As I spent time with a friend today we started talking about helping our kids become motivated. The more we talked I was hit with an a-ha.
“Do you think your son knows what his purpose is?” I asked.
There was a long pause.
And for both of us it was as if the dawning of what I had just spoken took root. In fact, as I look back to when one of my kids was in middle school, I wish I had understood the power of purpose better.
One of the things our kids need to discover and learn is how life fits together for them.
- Where do they fit within their family?
- Who among their friends have similar interests?
- What strengths and gifting do they possess?
- What do they enjoy doing outside of having fun?
Having our kids explore their dreams and passions allows them to examine what will motivate them and it helps them discover who God created them to be.
Fitting in the family is where we connect and feel included.

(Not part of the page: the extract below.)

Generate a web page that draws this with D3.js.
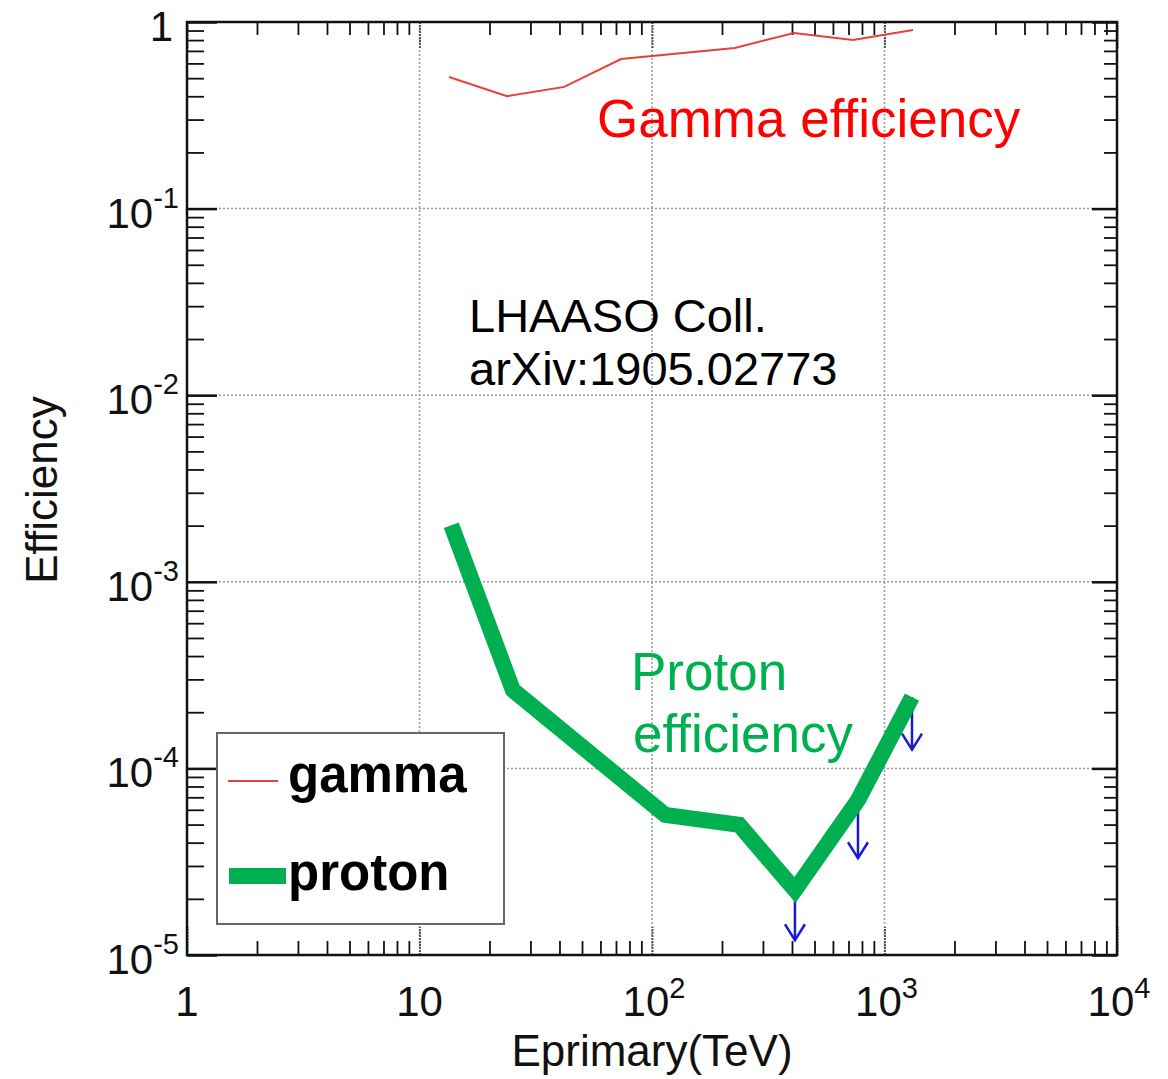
<!DOCTYPE html>
<html><head><meta charset="utf-8">
<script src="https://cdn.jsdelivr.net/npm/d3@7"></script>
<style>body{margin:0;background:#fff}svg{display:block}text{font-family:"Liberation Sans",Arial,Helvetica,sans-serif}</style>
</head><body>
<svg id="c" width="1168" height="1079"></svg>
<script>
// ---- data ----
const gammaE   = [13.4, 23.8, 41.9, 73.6, 227, 408, 732, 1326];
const gammaEff = [0.507, 0.40, 0.449, 0.633, 0.726, 0.873, 0.80, 0.906];
const protonE   = [13.7, 25.2, 114, 237, 412, 769, 1313];
const protonEff = [2.01e-3, 2.63e-4, 5.63e-5, 4.98e-5, 2.23e-5, 6.77e-5, 2.41e-4];
const limitE    = [412, 769, 1313];
const limitFrom = [2.23e-5, 6.77e-5, 2.41e-4];
const limitTo   = [1.2e-5, 3.3e-5, 1.26e-4];
const xTickVals = [1, 10, 100, 1000, 10000];
const xTickBase = ["1", "10", "10", "10", "10"];
const xTickExp  = ["", "", "2", "3", "4"];
const yTickVals = [1, 0.1, 0.01, 0.001, 1e-4, 1e-5];
const yTickBase = ["1", "10", "10", "10", "10", "10"];
const yTickExp  = ["", "-1", "-2", "-3", "-4", "-5"];

const svg = d3.select("#c");
const L = 187, R = 1117, T = 22, B = 955;
const x = d3.scaleLog().domain([1, 1e4]).range([L, R]);
const y = d3.scaleLog().domain([1e-5, 1]).range([B, T]);

const minorX = [], minorY = [];
for (let d = 1; d < 1e4; d *= 10) for (let k = 2; k <= 9; k++) minorX.push(d * k);
for (let d = 1e-5; d < 0.99; d *= 10) for (let k = 2; k <= 9; k++) minorY.push(d * k);

// grid
const g = svg.append("g");
g.selectAll(".gx").data(xTickVals.slice(1, -1)).join("line")
  .attr("x1", d => x(d)).attr("x2", d => x(d)).attr("y1", T).attr("y2", B)
  .attr("stroke", "#9a9a9a").attr("stroke-width", 1.5).attr("stroke-dasharray", "2,2");
g.selectAll(".gy").data(yTickVals.slice(1, -1)).join("line")
  .attr("y1", d => y(d)).attr("y2", d => y(d)).attr("x1", L).attr("x2", R)
  .attr("stroke", "#9a9a9a").attr("stroke-width", 1.5).attr("stroke-dasharray", "2,2");

// minor ticks via axes
function styleAxis(sel) {
  sel.select(".domain").remove();
  sel.selectAll("line").attr("stroke", "#111").attr("stroke-width", 1.8);
}
svg.append("g").attr("transform", `translate(0,${B})`)
  .call(d3.axisBottom(x).tickValues(minorX).tickSize(-14).tickFormat("")).call(styleAxis);
svg.append("g").attr("transform", `translate(0,${T})`)
  .call(d3.axisTop(x).tickValues(minorX).tickSize(-13).tickFormat("")).call(styleAxis);
svg.append("g").attr("transform", `translate(${L},0)`)
  .call(d3.axisLeft(y).tickValues(minorY).tickSize(-17).tickFormat("")).call(styleAxis);
svg.append("g").attr("transform", `translate(${R},0)`)
  .call(d3.axisRight(y).tickValues(minorY).tickSize(-13).tickFormat("")).call(styleAxis);
// major ticks
svg.append("g").attr("transform", `translate(${L},0)`)
  .call(d3.axisLeft(y).tickValues(yTickVals).tickSize(-30).tickFormat("")).call(styleAxis)
  .selectAll("line").attr("stroke-width", 2.5);
svg.append("g").attr("transform", `translate(${R},0)`)
  .call(d3.axisRight(y).tickValues(yTickVals).tickSize(-25).tickFormat("")).call(styleAxis)
  .selectAll("line").attr("stroke-width", 2.5);
svg.append("g").attr("transform", `translate(0,${B})`)
  .call(d3.axisBottom(x).tickValues(xTickVals).tickSize(-28).tickFormat("")).call(styleAxis)
  .selectAll("line").attr("stroke", "#555").attr("stroke-width", 2).attr("stroke-dasharray", "2,1");
svg.append("g").attr("transform", `translate(0,${T})`)
  .call(d3.axisTop(x).tickValues(xTickVals).tickSize(-26).tickFormat("")).call(styleAxis)
  .selectAll("line").attr("stroke", "#555").attr("stroke-width", 2).attr("stroke-dasharray", "2,1");

// frame
svg.append("rect").attr("x", L).attr("y", T).attr("width", R - L).attr("height", B - T)
  .attr("fill", "none").attr("stroke", "#111").attr("stroke-width", 2.5);

// tick labels
const xl = svg.append("g").selectAll("text").data(xTickVals).join("text")
  .attr("y", 1016).attr("font-size", 42).attr("text-anchor", "middle").attr("fill", "#111");
xl.append("tspan").text((d, i) => xTickBase[i]);
xl.append("tspan").attr("dy", -18).attr("font-size", 29).text((d, i) => xTickExp[i]);
xl.attr("x", (d, i) => x(d) + (xTickExp[i] ? 2 : 0));

const yl = svg.append("g").selectAll("text").data(yTickVals).join("text")
  .attr("x", 179).attr("y", d => y(d) + 19).attr("font-size", 42).attr("text-anchor", "end").attr("fill", "#111");
yl.append("tspan").text((d, i) => yTickBase[i]);
yl.append("tspan").attr("dy", -20).attr("font-size", 29).text((d, i) => yTickExp[i]);
yl.filter((d, i) => i === 0).attr("x", 173);

// axis titles
svg.append("text").attr("x", 652).attr("y", 1066).attr("text-anchor", "middle")
  .attr("font-size", 44).attr("fill", "#111").text("Eprimary(TeV)");
svg.append("text").attr("transform", "translate(57,490) rotate(-90)").attr("text-anchor", "middle")
  .attr("font-size", 44).attr("fill", "#111").text("Efficiency");

// gamma line
const line = d3.line().x(d => x(d[0])).y(d => y(d[1]));
svg.append("path").datum(gammaE.map((e, i) => [e, gammaEff[i]])).attr("d", line)
  .attr("fill", "none").attr("stroke", "#e8403a").attr("stroke-width", 2);

// upper-limit arrows
const ar = svg.append("g").attr("stroke", "#1a1ad6").attr("stroke-width", 2.5).attr("fill", "none");
limitE.forEach((e, i) => {
  const px = x(e), y0 = y(limitFrom[i]), y1 = y(limitTo[i]);
  ar.append("line").attr("x1", px).attr("x2", px).attr("y1", y0).attr("y2", y1);
  ar.append("polyline").attr("points", `${px - 10},${y1 - 16} ${px},${y1} ${px + 10},${y1 - 16}`);
});

// proton line
svg.append("path").datum(protonE.map((e, i) => [e, protonEff[i]])).attr("d", line)
  .attr("fill", "none").attr("stroke", "#00b050").attr("stroke-width", 16)
  .attr("stroke-linejoin", "miter").attr("stroke-linecap", "butt");

// annotations
svg.append("text").attr("x", 597).attr("y", 137).attr("font-size", 53).attr("fill", "#ff0000").text("Gamma efficiency");
svg.append("text").attr("x", 469).attr("y", 332).attr("font-size", 47).attr("fill", "#000").text("LHAASO Coll.");
svg.append("text").attr("x", 469).attr("y", 385).attr("font-size", 47).attr("fill", "#000").text("arXiv:1905.02773");
svg.append("text").attr("x", 631).attr("y", 690).attr("font-size", 53).attr("fill", "#00b050").text("Proton");
svg.append("text").attr("x", 633).attr("y", 752).attr("font-size", 53).attr("fill", "#00b050").text("efficiency");

// legend
const lg = svg.append("g");
lg.append("rect").attr("x", 217).attr("y", 733).attr("width", 287).attr("height", 191)
  .attr("fill", "#fff").attr("stroke", "#666").attr("stroke-width", 2);
lg.append("line").attr("x1", 228).attr("x2", 278).attr("y1", 781).attr("y2", 781)
  .attr("stroke", "#e8403a").attr("stroke-width", 2);
lg.append("text").attr("x", 288).attr("y", 792).attr("font-size", 51).attr("font-weight", "bold").attr("fill", "#000").text("gamma");
lg.append("line").attr("x1", 229).attr("x2", 286).attr("y1", 876).attr("y2", 876)
  .attr("stroke", "#00b050").attr("stroke-width", 16);
lg.append("text").attr("x", 288).attr("y", 890).attr("font-size", 51).attr("font-weight", "bold").attr("fill", "#000").text("proton");
</script>
</body></html>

We all need to have responsibilities within the family unit. Knowing the expectations and boundaries within the family gives all of us a sense of security in knowing how we all fit together.
Understanding how we connect to friends along with our interests, strengths, and gifting helps us know where we fit within the outside world. Enjoyment for mere pleasure is different than enjoyment in terms of adding value to other’s lives. All of us need to feel a sense of belonging such that our part helps someone else do what they do better for the greater good.
Our kids are no different. They need to understand where they fit in to serve not to be served.
There is no purpose in being or taking.
Our purpose is in doing for others. It is the key to motivation. It impacts us on the soul level.
So how can we give our kids a sense of purpose?
Give them responsibility that they can get excited about. Now don’t get me wrong, kids do need to have responsibility for things that they don’t enjoy. Homework, cleaning their room, emptying the dishwasher, and taking out the trash are certainly not things that most kids enjoy, but they are character building and do teach responsibility.
What I’m talking about are things that move them closer to their dreams of the future. The things that bring them soul excitement.
When it comes to our unmotivated 20-somethings, I wonder if it is because they haven’t discovered their purpose. Stuck in sometimes dead-end jobs, are they discouraged because they don’t see hope of a better future? Yes, they are earning money for survival, but are they wondering if this is all there is to life? Maybe they are disheartened at where life seems to be taking them rather than pursuing the undiscovered passion that is deep within.
A while back I had what I will call an unmotivated 20-something. Doom and gloom would at times surround him like a heavy cloud of darkness. He just couldn’t see the future in any positive light. Then several things happened that changed his outlook.
- He made a new friend who gave him a glimpse of what his life could look like.
- We started talking about his future. What could life look like in 2-3 years that would seem exciting?
- We talked about different steps to get there and the likelihood that all of them might not be fun.
- And I asked him to take one step toward his future.
And it was amazing the change I began to see. He took one step and saw success. Then he took another and another. Rather than feeling discouragement and frustration, he began to see the possibilities and embraced them as his own.
He saw his future.
He saw how it fit together.
As he made mistakes or failed, we talked about the learning that was occurring in terms of maturity and I reminded Him of the successes.
And he knew his life had purpose. He had purpose.
He began to embrace his dream with a new passion.
If we truly believe that God is in charge of our lives and He created each and every one of us for His purpose, then helping our kids discover what their purpose is points them back to their creator and will motivate them toward the deeds He set for them before the beginning of time.